*Supplied material*.
◆ ◆ ◆ ◆ ◆
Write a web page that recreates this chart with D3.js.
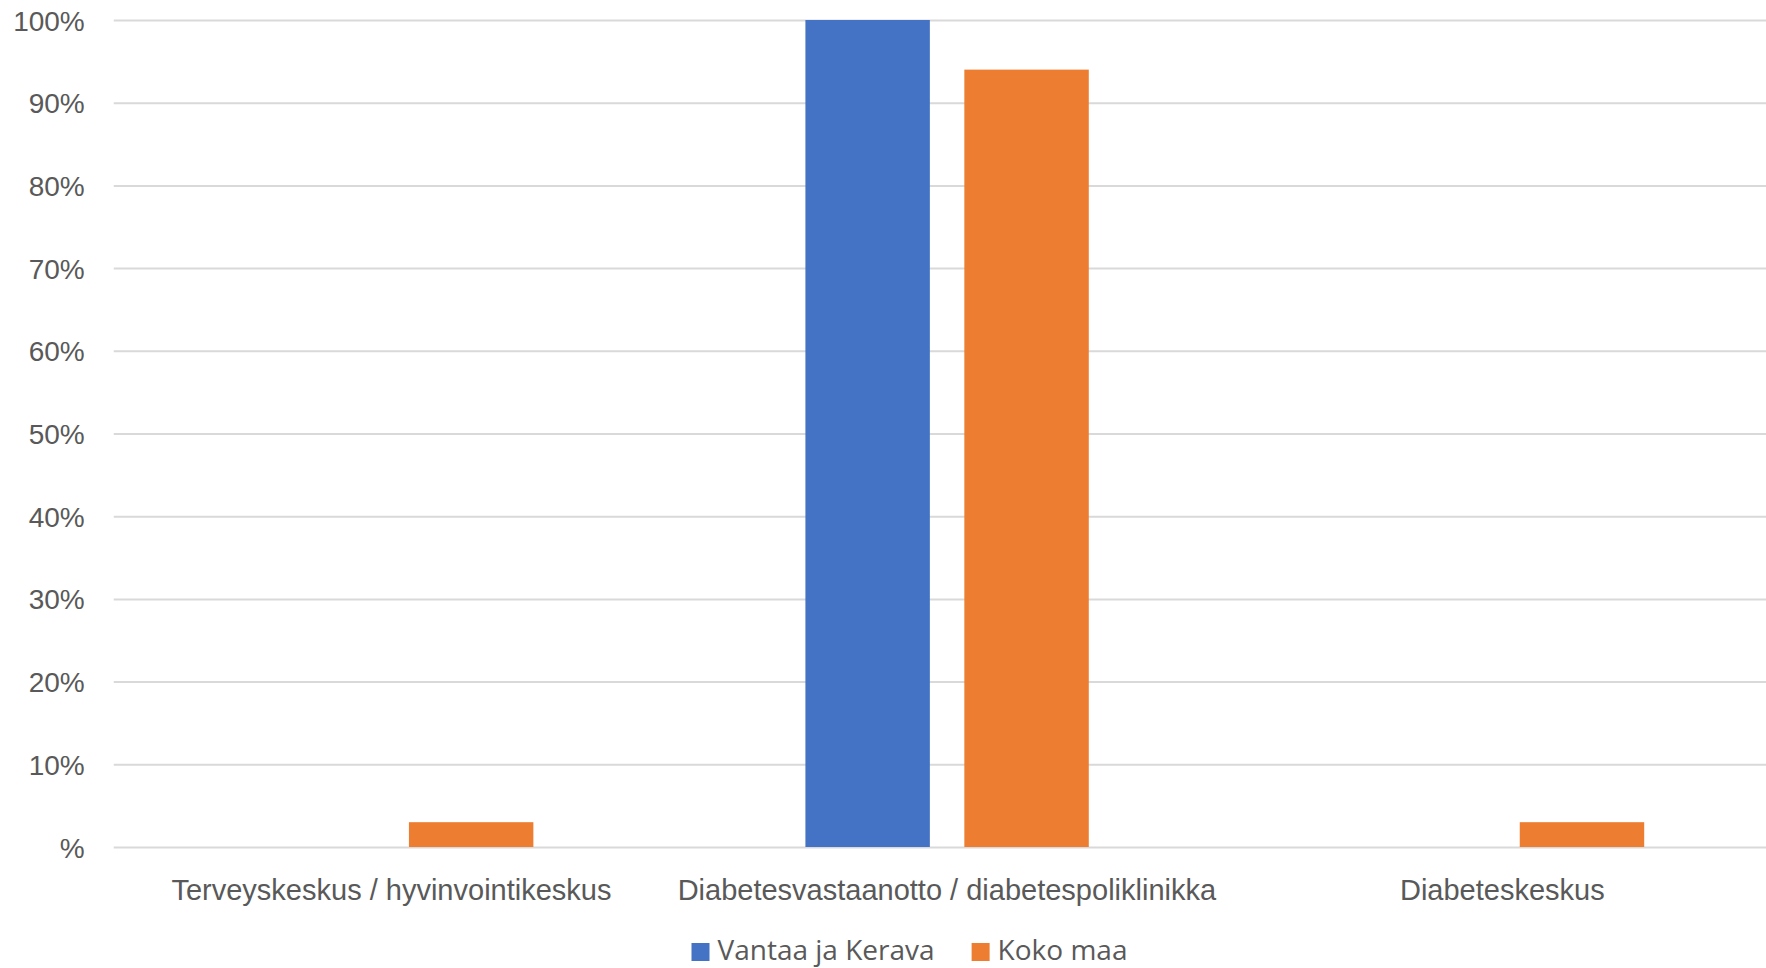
<!DOCTYPE html>
<html>
<head>
<meta charset="utf-8">
<script src="https://cdn.jsdelivr.net/npm/d3@7"></script>
<style>
html,body{margin:0;padding:0;background:#fff;overflow:hidden;}
svg{display:block;font-family:"Open Sans",sans-serif;}
</style>
</head>
<body>
<svg id="chart" width="1766" height="968"></svg>
<script>
const categories = ["Terveyskeskus / hyvinvointikeskus", "Diabetesvastaanotto / diabetespoliklinikka", "Diabeteskeskus"];
const seriesNames = ["Vantaa ja Kerava", "Koko maa"];
const vantaaKerava = [0, 100, 0];
const kokoMaa = [3, 94, 3];
const yTicks = [0, 10, 20, 30, 40, 50, 60, 70, 80, 90, 100];
const yTickLabels = ["%", "10%", "20%", "30%", "40%", "50%", "60%", "70%", "80%", "90%", "100%"];
const colors = ["#4472C4", "#ED7D31"];

const seriesValues = [vantaaKerava, kokoMaa];
const W = 1766, H = 968;
const plot = {left: 113.75, right: 1780, top: 20, bottom: 847};
const svg = d3.select("#chart");

const y = d3.scaleLinear().domain([0, 100]).range([plot.bottom, plot.top]);
const x0 = d3.scaleBand().domain(categories).range([plot.left, plot.right]).paddingInner(0).paddingOuter(0);
const bw0 = x0.bandwidth();
const x1 = d3.scaleBand().domain(seriesNames).range([bw0 * 0.2453, bw0 * 0.7555]).paddingInner(0.217);

// gridlines + y labels
const yAxis = d3.axisLeft(y).tickValues(yTicks)
  .tickFormat((d, i) => yTickLabels[i])
  .tickSize(-(W - plot.left)).tickPadding(29);
const gAx = svg.append("g").attr("transform", `translate(${plot.left},0)`).call(yAxis);
gAx.select(".domain").remove();
gAx.selectAll(".tick line").attr("stroke", "#d9d9d9").attr("stroke-width", 2);
gAx.selectAll(".tick text").attr("fill", "#595959").attr("font-size", 28).attr("dy", "0.36em");

// bars
const groups = svg.append("g").selectAll("g").data(categories).join("g")
  .attr("transform", d => `translate(${x0(d)},0)`);
groups.selectAll("rect")
  .data((c, ci) => seriesNames.map((s, si) => ({s, si, v: seriesValues[si][ci]})))
  .join("rect")
  .attr("x", d => x1(d.s))
  .attr("width", x1.bandwidth())
  .attr("y", d => y(d.v))
  .attr("height", d => y(0) - y(d.v))
  .attr("fill", d => colors[d.si]);

// category labels
const xAxis = d3.axisBottom(x0).tickSize(0).tickPadding(34);
const gx = svg.append("g").attr("transform", `translate(0,${plot.bottom})`).call(xAxis);
gx.select(".domain").remove();
gx.selectAll(".tick text").attr("fill", "#595959").attr("font-size", 29).attr("dy", "0.36em").attr("y", 43);

// legend
const legend = svg.append("g").attr("transform", "translate(691.5,950)");
let lx = 0;
seriesNames.forEach((s, i) => {
  legend.append("rect").attr("x", lx).attr("y", -7).attr("width", 18).attr("height", 18).attr("fill", colors[i]);
  const t = legend.append("text").attr("x", lx + 26).attr("y", 0).attr("dy", "0.36em")
    .attr("fill", "#595959").attr("font-size", 28).text(s);
  lx += 26 + t.node().getComputedTextLength() + 37;
});
</script>
</body>
</html>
◆ ◆ ◆ ◆ ◆
*Stated goal*. Omit the pictures, then output the rest of the listing exactly.

*Full output*.
Write a web page that recreates this chart with D3.js.
<!DOCTYPE html>
<html>
<head>
<meta charset="utf-8">
<script src="https://cdn.jsdelivr.net/npm/d3@7"></script>
<style>
html,body{margin:0;padding:0;background:#fff;overflow:hidden;}
svg{display:block;font-family:"Open Sans",sans-serif;}
</style>
</head>
<body>
<svg id="chart" width="1766" height="968"></svg>
<script>
const categories = ["Terveyskeskus / hyvinvointikeskus", "Diabetesvastaanotto / diabetespoliklinikka", "Diabeteskeskus"];
const seriesNames = ["Vantaa ja Kerava", "Koko maa"];
const vantaaKerava = [0, 100, 0];
const kokoMaa = [3, 94, 3];
const yTicks = [0, 10, 20, 30, 40, 50, 60, 70, 80, 90, 100];
const yTickLabels = ["%", "10%", "20%", "30%", "40%", "50%", "60%", "70%", "80%", "90%", "100%"];
const colors = ["#4472C4", "#ED7D31"];

const seriesValues = [vantaaKerava, kokoMaa];
const W = 1766, H = 968;
const plot = {left: 113.75, right: 1780, top: 20, bottom: 847};
const svg = d3.select("#chart");

const y = d3.scaleLinear().domain([0, 100]).range([plot.bottom, plot.top]);
const x0 = d3.scaleBand().domain(categories).range([plot.left, plot.right]).paddingInner(0).paddingOuter(0);
const bw0 = x0.bandwidth();
const x1 = d3.scaleBand().domain(seriesNames).range([bw0 * 0.2453, bw0 * 0.7555]).paddingInner(0.217);

// gridlines + y labels
const yAxis = d3.axisLeft(y).tickValues(yTicks)
  .tickFormat((d, i) => yTickLabels[i])
  .tickSize(-(W - plot.left)).tickPadding(29);
const gAx = svg.append("g").attr("transform", `translate(${plot.left},0)`).call(yAxis);
gAx.select(".domain").remove();
gAx.selectAll(".tick line").attr("stroke", "#d9d9d9").attr("stroke-width", 2);
gAx.selectAll(".tick text").attr("fill", "#595959").attr("font-size", 28).attr("dy", "0.36em");

// bars
const groups = svg.append("g").selectAll("g").data(categories).join("g")
  .attr("transform", d => `translate(${x0(d)},0)`);
groups.selectAll("rect")
  .data((c, ci) => seriesNames.map((s, si) => ({s, si, v: seriesValues[si][ci]})))
  .join("rect")
  .attr("x", d => x1(d.s))
  .attr("width", x1.bandwidth())
  .attr("y", d => y(d.v))
  .attr("height", d => y(0) - y(d.v))
  .attr("fill", d => colors[d.si]);

// category labels
const xAxis = d3.axisBottom(x0).tickSize(0).tickPadding(34);
const gx = svg.append("g").attr("transform", `translate(0,${plot.bottom})`).call(xAxis);
gx.select(".domain").remove();
gx.selectAll(".tick text").attr("fill", "#595959").attr("font-size", 29).attr("dy", "0.36em").attr("y", 43);

// legend
const legend = svg.append("g").attr("transform", "translate(691.5,950)");
let lx = 0;
seriesNames.forEach((s, i) => {
  legend.append("rect").attr("x", lx).attr("y", -7).attr("width", 18).attr("height", 18).attr("fill", colors[i]);
  const t = legend.append("text").attr("x", lx + 26).attr("y", 0).attr("dy", "0.36em")
    .attr("fill", "#595959").attr("font-size", 28).text(s);
  lx += 26 + t.node().getComputedTextLength() + 37;
});
</script>
</body>
</html>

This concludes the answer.